:: What you need to do ::
Retype only what runs from the beginning of the data through the line with "(0,0) rectangle (1413,1042);"; please omit the pictures and keep every line exact.

:: Given data ::
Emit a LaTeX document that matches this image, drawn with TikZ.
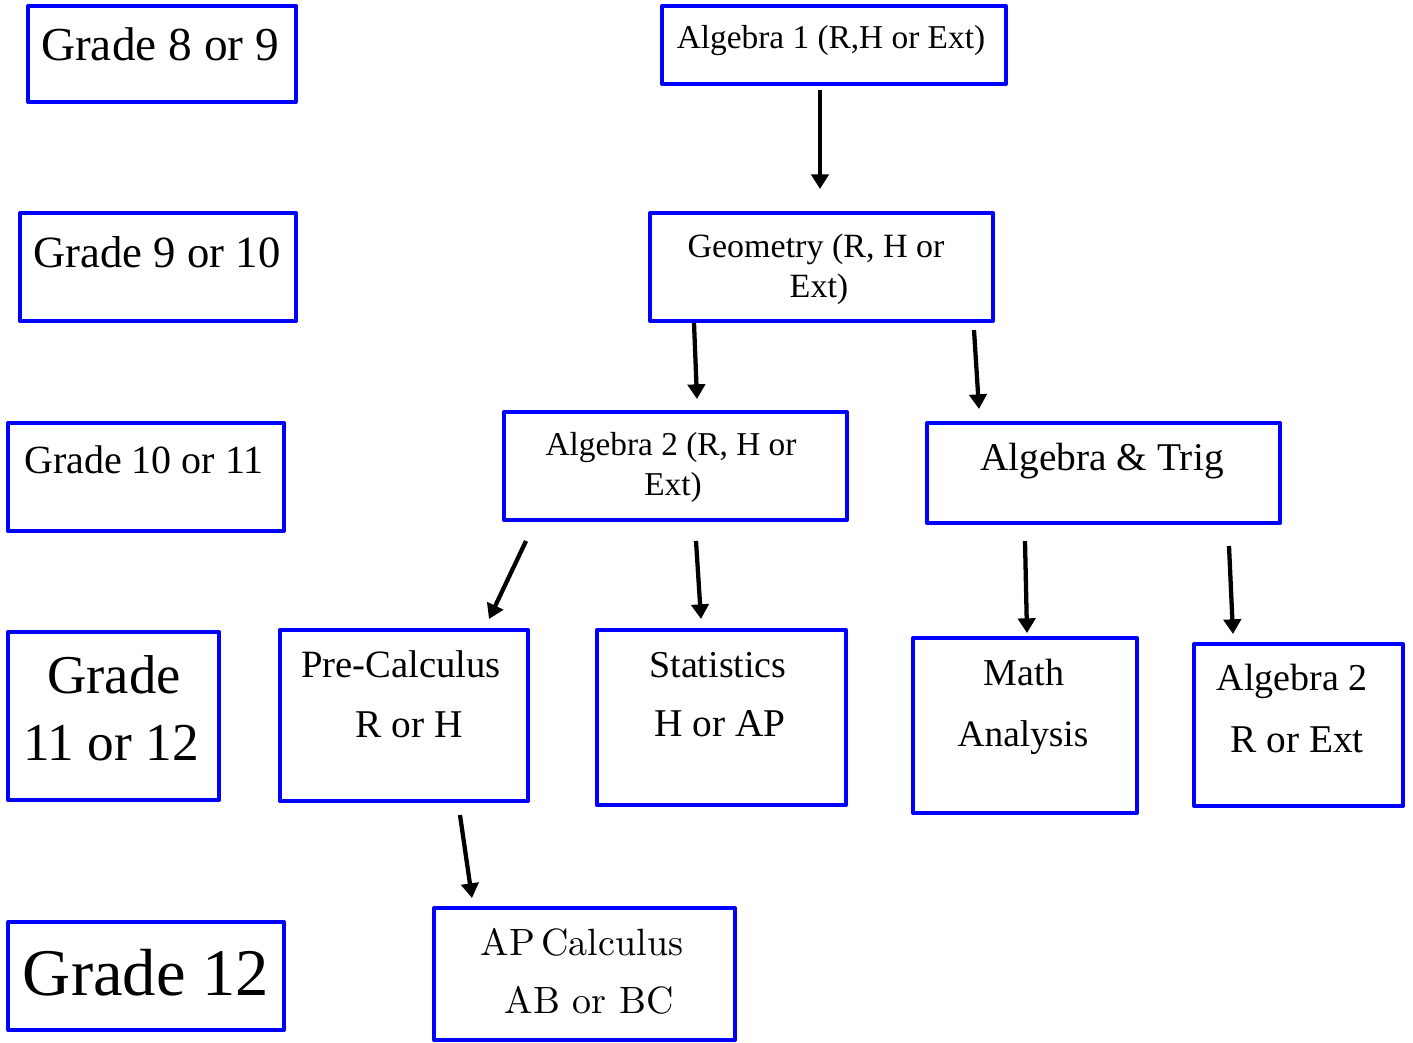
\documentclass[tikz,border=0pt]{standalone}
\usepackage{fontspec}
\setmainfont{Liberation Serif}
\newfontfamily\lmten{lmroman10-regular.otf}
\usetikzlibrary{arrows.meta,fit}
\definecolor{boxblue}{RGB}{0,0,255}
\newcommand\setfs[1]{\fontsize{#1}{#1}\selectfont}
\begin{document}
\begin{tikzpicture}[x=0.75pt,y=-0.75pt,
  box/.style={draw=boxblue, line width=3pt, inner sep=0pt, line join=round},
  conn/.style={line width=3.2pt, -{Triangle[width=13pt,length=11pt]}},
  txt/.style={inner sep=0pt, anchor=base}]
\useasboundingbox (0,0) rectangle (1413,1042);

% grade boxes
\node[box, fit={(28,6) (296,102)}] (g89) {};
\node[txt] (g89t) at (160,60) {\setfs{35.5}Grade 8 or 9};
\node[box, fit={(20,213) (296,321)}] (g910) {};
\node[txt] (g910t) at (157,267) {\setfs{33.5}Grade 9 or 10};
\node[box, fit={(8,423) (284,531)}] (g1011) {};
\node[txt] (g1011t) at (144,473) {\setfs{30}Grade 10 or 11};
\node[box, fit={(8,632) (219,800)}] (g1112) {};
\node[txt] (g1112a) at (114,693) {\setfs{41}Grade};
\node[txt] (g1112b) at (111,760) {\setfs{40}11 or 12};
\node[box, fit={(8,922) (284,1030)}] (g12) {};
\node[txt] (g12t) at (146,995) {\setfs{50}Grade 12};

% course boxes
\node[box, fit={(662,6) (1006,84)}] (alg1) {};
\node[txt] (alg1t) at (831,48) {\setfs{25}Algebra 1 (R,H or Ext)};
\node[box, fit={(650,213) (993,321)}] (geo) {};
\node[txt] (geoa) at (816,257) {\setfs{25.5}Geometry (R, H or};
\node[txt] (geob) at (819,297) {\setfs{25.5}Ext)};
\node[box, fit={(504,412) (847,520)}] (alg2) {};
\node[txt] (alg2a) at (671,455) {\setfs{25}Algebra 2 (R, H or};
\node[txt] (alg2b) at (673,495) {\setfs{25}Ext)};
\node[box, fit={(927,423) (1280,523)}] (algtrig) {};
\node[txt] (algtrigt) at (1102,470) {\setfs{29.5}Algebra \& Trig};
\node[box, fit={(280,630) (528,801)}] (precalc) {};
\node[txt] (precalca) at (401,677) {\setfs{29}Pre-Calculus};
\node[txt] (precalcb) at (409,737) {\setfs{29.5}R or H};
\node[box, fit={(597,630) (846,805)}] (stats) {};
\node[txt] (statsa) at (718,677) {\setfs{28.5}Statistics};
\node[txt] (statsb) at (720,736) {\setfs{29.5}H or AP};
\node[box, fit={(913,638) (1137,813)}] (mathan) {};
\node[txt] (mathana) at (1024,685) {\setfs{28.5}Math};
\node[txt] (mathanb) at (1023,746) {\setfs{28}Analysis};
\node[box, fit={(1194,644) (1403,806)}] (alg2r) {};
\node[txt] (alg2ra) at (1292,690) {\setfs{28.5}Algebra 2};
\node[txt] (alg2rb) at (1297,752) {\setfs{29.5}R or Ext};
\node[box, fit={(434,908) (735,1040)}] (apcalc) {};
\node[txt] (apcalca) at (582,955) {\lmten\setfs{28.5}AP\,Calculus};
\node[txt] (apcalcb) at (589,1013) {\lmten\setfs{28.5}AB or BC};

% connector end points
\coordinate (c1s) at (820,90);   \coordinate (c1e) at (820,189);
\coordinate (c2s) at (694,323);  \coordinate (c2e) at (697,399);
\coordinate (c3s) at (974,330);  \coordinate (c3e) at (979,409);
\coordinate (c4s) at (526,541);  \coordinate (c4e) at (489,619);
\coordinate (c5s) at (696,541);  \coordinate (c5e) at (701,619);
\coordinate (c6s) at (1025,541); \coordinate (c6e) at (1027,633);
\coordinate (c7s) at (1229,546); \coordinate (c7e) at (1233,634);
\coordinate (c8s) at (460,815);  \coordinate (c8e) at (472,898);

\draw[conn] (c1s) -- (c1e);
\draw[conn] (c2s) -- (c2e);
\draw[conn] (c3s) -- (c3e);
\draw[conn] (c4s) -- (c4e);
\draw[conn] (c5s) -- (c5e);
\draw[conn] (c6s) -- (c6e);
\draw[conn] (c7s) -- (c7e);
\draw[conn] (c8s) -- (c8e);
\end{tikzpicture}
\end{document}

:: Solution to this exercise ::
Emit a LaTeX document that matches this image, drawn with TikZ.
\documentclass[tikz,border=0pt]{standalone}
\usepackage{fontspec}
\setmainfont{Liberation Serif}
\newfontfamily\lmten{lmroman10-regular.otf}
\usetikzlibrary{arrows.meta,fit}
\definecolor{boxblue}{RGB}{0,0,255}
\newcommand\setfs[1]{\fontsize{#1}{#1}\selectfont}
\begin{document}
\begin{tikzpicture}[x=0.75pt,y=-0.75pt,
  box/.style={draw=boxblue, line width=3pt, inner sep=0pt, line join=round},
  conn/.style={line width=3.2pt, -{Triangle[width=13pt,length=11pt]}},
  txt/.style={inner sep=0pt, anchor=base}]
\useasboundingbox (0,0) rectangle (1413,1042);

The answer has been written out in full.